My hubby once said something to me that at the time, completely gutted me.
“I think Jen,” he said, “that for you to actually make it, you have to first of all be completely okay with the idea of not making it*.”
I believe my reply – and I may be paraphrasing here – was: “WHAAAAAAAATTTTT?!”
*Note: whatever ‘making it’ even means, indeed, the topic of an entirely separate post.
But once the smoke had cleared and the entrails were cleaned off the floor, I realised that his saying that wasn’t at all a slight on his belief in me. Rather, it was a gentle nudge in the right direction.
I DID have to be okay with the idea of not making it. Or rather, I still DO! Really. Because:
a) If my entire sense of self-worth is measured purely by how my career is going, then I am inevitably gonna be in for a lot of pain. Maybe even when it’s going well.
b) In needing the success too much, I really do think that we as performers can unconsciously project that desperation/neediness onto the audience. This is not cool. Namely cos:
they can smell it.
it doesn’t smell good.
any way you look at it, neediness is not attractive, onstage or off.
I guess what this all adds up to is the revelation that I really need to be happy with my life as it is. Right now. If this is as good as it gets, that really needs to be okay. I’m not there yet, but I am TRYING!!!
Which brings me to my mother.
My cousin Alice, me and my Mum, 1983-ish
She was a singer. A wonderful singer. Drop dead freaking gorgeous.
She won a quite prestigious song-writing competition when she was just around my age, the prize of which was a recording session in Sydney. She did all this while raising kids single-handedly. How amazing then, that things were beginning to happen for her career wise! It all looked up! Sydney!
She never made it.
At 33 years of age, my Mum suddenly died of an aneurysm.
She never “made it.”
Was she okay with that?
I have no idea, obviously. But I do suspect that had she known things would turn out that way, sure there’d be sadness attached to not seeing her wildest creative imaginings flourish.
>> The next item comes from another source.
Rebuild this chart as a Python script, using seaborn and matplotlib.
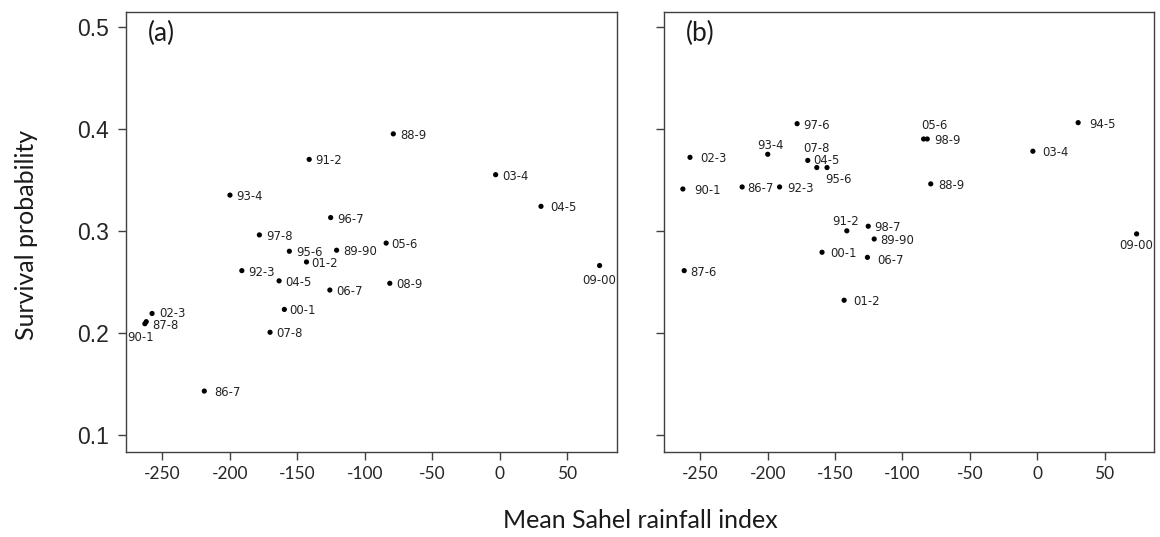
import matplotlib
matplotlib.use("Agg")
import matplotlib.pyplot as plt
import seaborn as sns
import pandas as pd

# Panel (a): mean Sahel rainfall index vs survival probability, by season
labels_a = ["86-7", "87-8", "88-9", "89-90", "90-1", "91-2", "92-3", "93-4",
            "04-5", "95-6", "96-7", "97-8", "00-1", "01-2", "02-3", "03-4",
            "04-5", "05-6", "06-7", "07-8", "08-9", "09-00"]
rainfall_a = [-219.0, -262.0, -79.0, -121.0, -263.0, -141.3, -191.2, -200.0,
              30.4, -156.0, -125.4, -178.2, -159.7, -143.3, -257.7, -3.2,
              -163.6, -84.3, -126.0, -170.3, -81.6, 73.8]
survival_a = [0.143, 0.211, 0.395, 0.281, 0.209, 0.370, 0.261, 0.335,
              0.324, 0.280, 0.313, 0.296, 0.223, 0.2695, 0.219, 0.355,
              0.251, 0.288, 0.242, 0.2006, 0.2486, 0.266]

# Panel (b)
labels_b = ["86-7", "87-6", "88-9", "89-90", "90-1", "91-2", "92-3", "93-4",
            "94-5", "95-6", "98-7", "97-6", "00-1", "01-2", "02-3", "03-4",
            "04-5", "05-6", "06-7", "07-8", "98-9", "09-00"]
rainfall_b = [-219.0, -262.0, -79.0, -121.0, -263.0, -141.3, -191.2, -200.0,
              30.4, -156.0, -125.4, -178.2, -159.7, -143.3, -257.7, -3.2,
              -163.6, -84.3, -126.0, -170.3, -81.6, 73.8]
survival_b = [0.343, 0.261, 0.346, 0.292, 0.341, 0.300, 0.343, 0.375,
              0.406, 0.362, 0.3045, 0.405, 0.279, 0.232, 0.372, 0.378,
              0.362, 0.390, 0.274, 0.369, 0.390, 0.297]

x_ticks = [-250, -200, -150, -100, -50, 0, 50]
y_ticks = [0.1, 0.2, 0.3, 0.4, 0.5]

# label placement in pixels: (dx, dy_down, horizontal alignment)
DEFAULT_GAP = 6.5
place_a = {
    0: (10, 0, "left"), 1: (5.5, 2, "left"), 4: (-4.5, 12, "center"),
    8: (9, 0, "left"), 12: (5, 0, "left"), 13: (4.7, 0, "left"),
    14: (7, -2, "left"),
    17: (4.7, 0, "left"), 21: (0, 13.5, "center"),
}
place_b = {
    0: (4.7, 0, "left"), 1: (6, 0, "left"), 2: (7.6, 0, "left"),
    4: (11, 0, "left"), 5: (-1.6, -11, "center"), 6: (7.3, 0, "left"),
    7: (2.4, -10, "center"), 8: (11, 0, "left"), 9: (11.3, 10, "center"),
    10: (5.7, 0, "left"), 11: (5.7, 0, "left"), 12: (8.3, 0, "left"),
    13: (9, 0, "left"), 14: (10, 0, "left"), 15: (9, 0, "left"),
    16: (-3.3, -8.7, "left"), 17: (10.7, -14.7, "center"),
    18: (10.3, 1.7, "left"), 19: (8.4, -13, "center"), 20: (7.3, 0, "left"),
    21: (0, 10, "center"),
}

sns.set_style("white")
plt.rcParams["font.family"] = ["DejaVu Sans"]

W, H = 1160, 537
fig = plt.figure(figsize=(W / 100, H / 100), dpi=100)
frame_col = "#404040"
ax_bottom, ax_top = 451.7, 11.5
ax_a = fig.add_axes([126 / W, (H - ax_bottom) / H, 491 / W, (ax_bottom - ax_top) / H])
ax_b = fig.add_axes([664 / W, (H - ax_bottom) / H, 490 / W, (ax_bottom - ax_top) / H])


def draw_panel(ax, xs, ys, labels, place, tag, show_ylabels):
    df = pd.DataFrame({"rain": xs, "surv": ys})
    sns.scatterplot(data=df, x="rain", y="surv", ax=ax, color="black",
                    s=14, edgecolor="none", legend=False, zorder=3)
    for i, (x, y, lab) in enumerate(zip(xs, ys, labels)):
        dx, dy, ha = place.get(i, (DEFAULT_GAP, 0, "left"))
        ax.annotate(lab, (x, y), xytext=(dx, -dy), textcoords="offset pixels",
                    ha=ha, va="center_baseline", fontsize=8.4,
                    family="DejaVu Sans", color="#222222")
    ax.set_xlim(-277, 86.7)
    ax.set_ylim(0.0836, 0.5149)
    ax.set_xticks(x_ticks)
    ax.set_yticks(y_ticks)
    ax.set_xticklabels([str(t) for t in x_ticks], family="Lato", fontsize=12.5)
    if show_ylabels:
        ax.set_yticklabels([f"{t:.1f}" for t in y_ticks],
                           family="Liberation Sans", fontsize=16.5)
    else:
        ax.tick_params(axis="y", labelleft=False)
    ax.set_xlabel("")
    ax.set_ylabel("")
    for sp in ax.spines.values():
        sp.set_visible(True)
        sp.set_color(frame_col)
        sp.set_linewidth(1.0)
    ax.tick_params(axis="both", direction="out", length=5.5, width=1.0,
                   color=frame_col, left=True, bottom=True)
    ax.tick_params(axis="x", pad=5)
    ax.tick_params(axis="y", pad=7)
    ax.text(0.044, 0.95, tag, transform=ax.transAxes, ha="left", va="center",
            family="Lato", fontsize=19, color="#1a1a1a")


draw_panel(ax_a, rainfall_a, survival_a, labels_a, place_a, "(a)", True)
draw_panel(ax_b, rainfall_b, survival_b, labels_b, place_b, "(b)", False)

fig.text(640 / W, 1 - 520 / H, "Mean Sahel rainfall index", ha="center",
         va="center", family="Lato", fontsize=18, color="#1a1a1a")
fig.text(27 / W, 1 - 235 / H, "Survival probability", ha="center",
         va="center", rotation=90, family="Lato", fontsize=18, color="#1a1a1a")

fig.savefig("out.png", dpi=100, facecolor="white")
I’m sure that drowning that out, however, would be the grief of not seeing her other wildest creative imaginings flourish – us, her kids.
So even now, some 26 years after her death, she inspires me. To go get em for sure, but to remember the little peeps are really what it’s all about. The rest is icing.
The irony of all this is my sneaking suspicion that it’ll only be once I’ve completely let go of the unhealthy attachment to my wildest dreams, that it will actually be a key ingredient to making me a better performer and thus bring me closer to them anyway. Here’s a-hopin!
Thoughts?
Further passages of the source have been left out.